### [Task description]
All lines from the beginning of the listing through the line with "import matplotlib.pyplot as plt" are to be copied word for word; the pictures are not.
______________________________
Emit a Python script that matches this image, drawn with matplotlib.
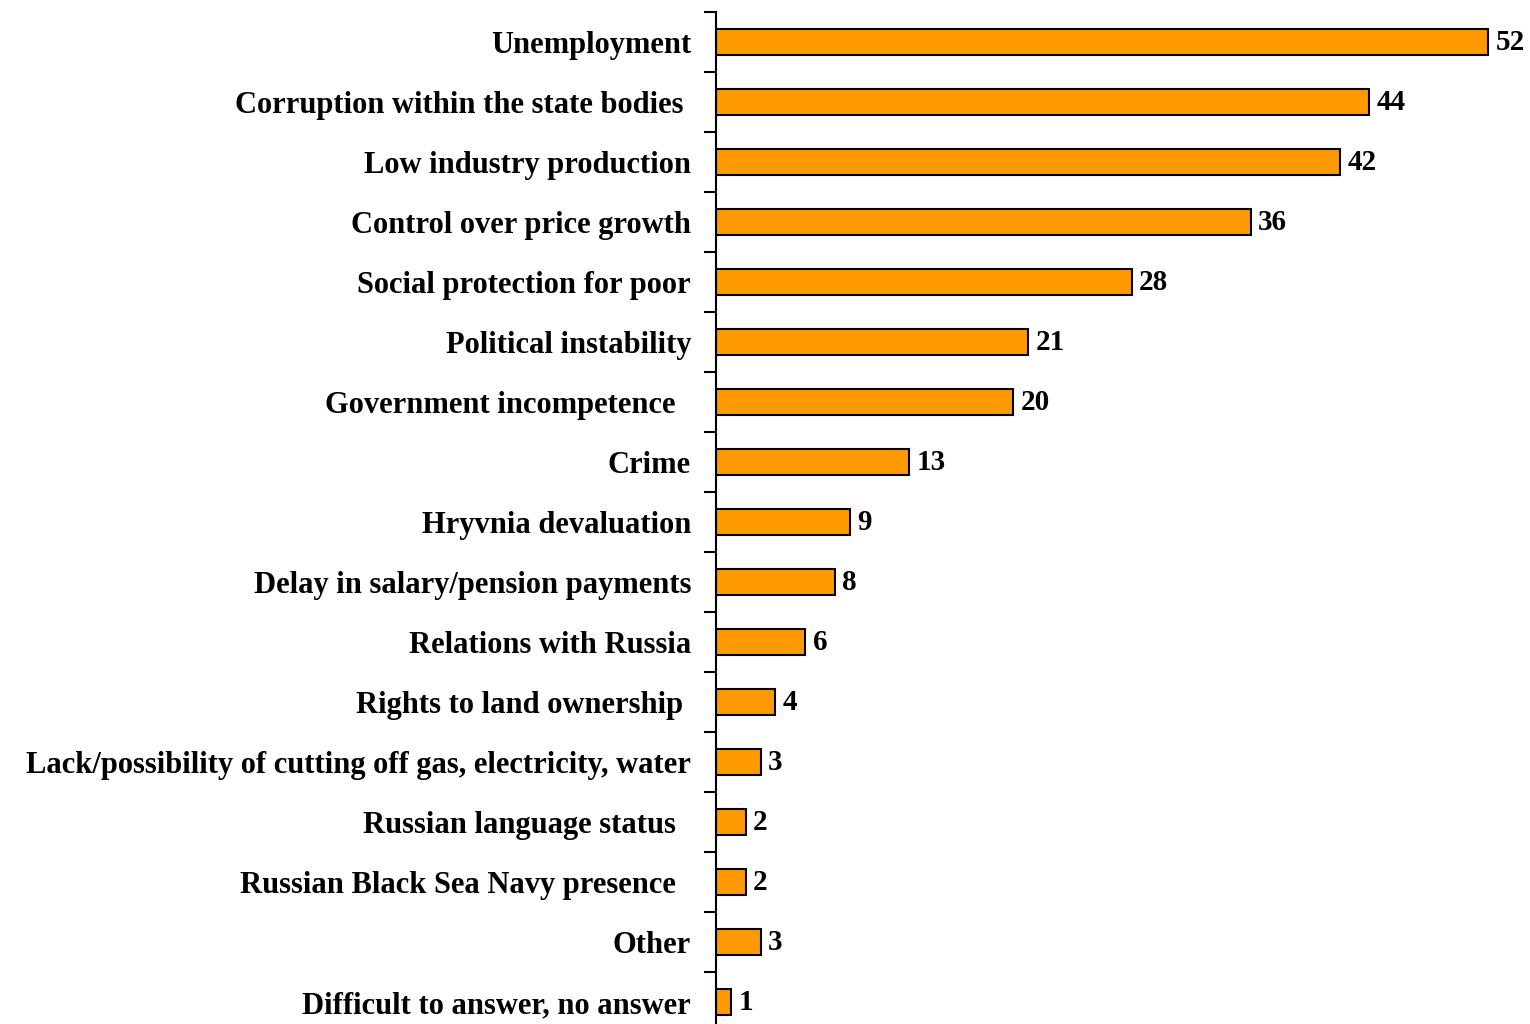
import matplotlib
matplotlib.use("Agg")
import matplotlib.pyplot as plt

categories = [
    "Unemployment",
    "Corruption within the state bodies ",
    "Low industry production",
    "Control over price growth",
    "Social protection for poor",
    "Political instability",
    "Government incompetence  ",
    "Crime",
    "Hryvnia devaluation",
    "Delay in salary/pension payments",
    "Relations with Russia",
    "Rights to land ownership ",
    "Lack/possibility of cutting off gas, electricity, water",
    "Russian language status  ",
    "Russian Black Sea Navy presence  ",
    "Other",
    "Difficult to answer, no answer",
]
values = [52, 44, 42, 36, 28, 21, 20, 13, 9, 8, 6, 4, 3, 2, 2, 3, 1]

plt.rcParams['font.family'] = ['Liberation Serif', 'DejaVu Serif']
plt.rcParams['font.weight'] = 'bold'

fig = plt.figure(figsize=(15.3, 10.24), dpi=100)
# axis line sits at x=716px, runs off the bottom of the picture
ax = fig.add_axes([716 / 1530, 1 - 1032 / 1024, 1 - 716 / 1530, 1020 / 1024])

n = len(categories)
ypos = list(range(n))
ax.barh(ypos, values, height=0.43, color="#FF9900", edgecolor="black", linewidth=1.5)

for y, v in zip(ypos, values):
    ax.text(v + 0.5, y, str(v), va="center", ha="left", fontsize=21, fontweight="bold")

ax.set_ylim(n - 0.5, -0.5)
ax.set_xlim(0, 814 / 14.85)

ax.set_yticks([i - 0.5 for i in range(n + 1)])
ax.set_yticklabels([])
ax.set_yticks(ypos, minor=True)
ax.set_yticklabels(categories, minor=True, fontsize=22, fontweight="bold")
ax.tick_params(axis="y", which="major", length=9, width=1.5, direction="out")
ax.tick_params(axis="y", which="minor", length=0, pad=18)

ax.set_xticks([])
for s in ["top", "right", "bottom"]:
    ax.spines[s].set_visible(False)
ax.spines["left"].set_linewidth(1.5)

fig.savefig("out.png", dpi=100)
______________________________
### [Written answer]
Emit a Python script that matches this image, drawn with matplotlib.
import matplotlib
matplotlib.use("Agg")
import matplotlib.pyplot as plt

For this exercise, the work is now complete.